Le fascisme a très opportunément développé dans la jeunesse bourgeoise l’énergie, la discipline, l’esprit de solidarité et de sacrifice. Le règlement intérieur des « escouades » est d’une extrême rigueur, et les chefs veillent à ce qu’il soit strictement observé ; certains manquements entraînent même, dit-on, des punitions corporelles. Pour que les jeunes Italiens, naturellement indépendants et individualistes, aient accepté volontairement une sujétion aussi étroite, il faut qu’ils en aient senti le besoin et qu’ils soient soutenus dans leur effort par un patriotisme ardent et par une profonde conviction.


LES PAYSANS

L’Italie étant essentiellement un pays agricole, un rôle important est dévolu, dans sa structure sociale comme dans son économie, à ceux qui possèdent la terre et à ceux qui la cultivent.

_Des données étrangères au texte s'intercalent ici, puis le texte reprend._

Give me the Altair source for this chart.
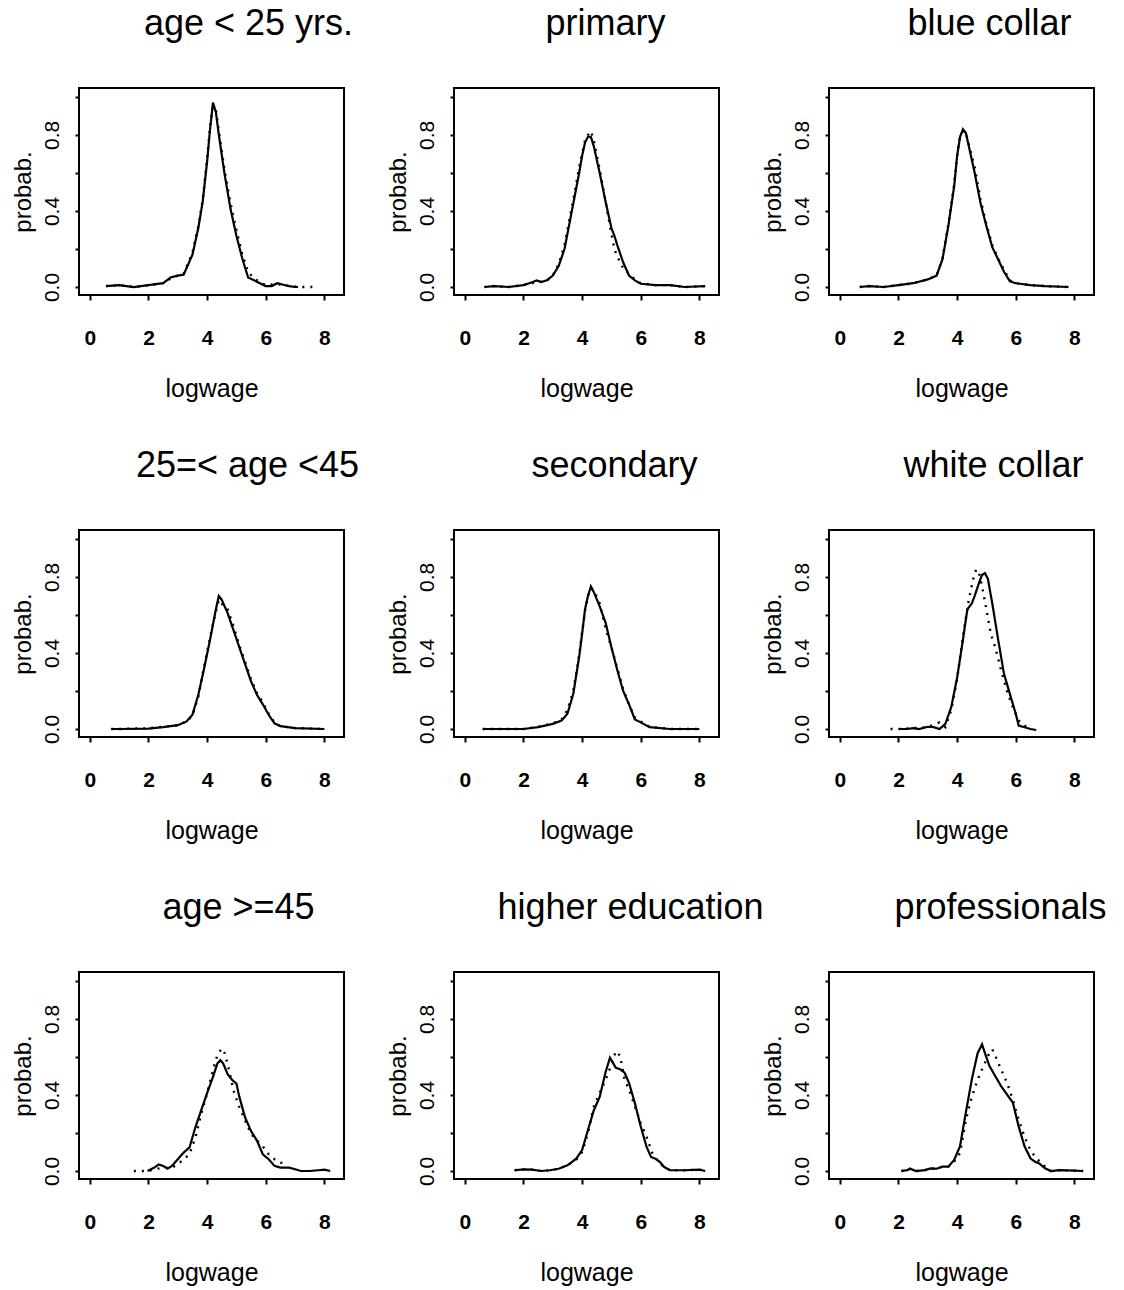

D’après le recensement du 10 juin 1911, sur vingt-six millions et demi d’Italiens au-dessus de dix ans, plus de neuf millions vivaient de l’agriculture, tandis que l’industrie en occupait moins de cinq millions et le commerce moins d’un million [1]. Depuis lors, par suite du développement de certaines industries pendant la guerre, cette proportion s’est légèrement modifiée : néanmoins, l’agriculture tient encore aujourd’hui le premier rang, parmi les branches de l’activité italienne. Dans la population agricole, on peut distinguer trois classes : les propriétaires, les fermiers et métayers, les ouvriers journaliers.

  1. Annuario Statistico, 1917-1918, p. 32, Rome, Bertero, 1919.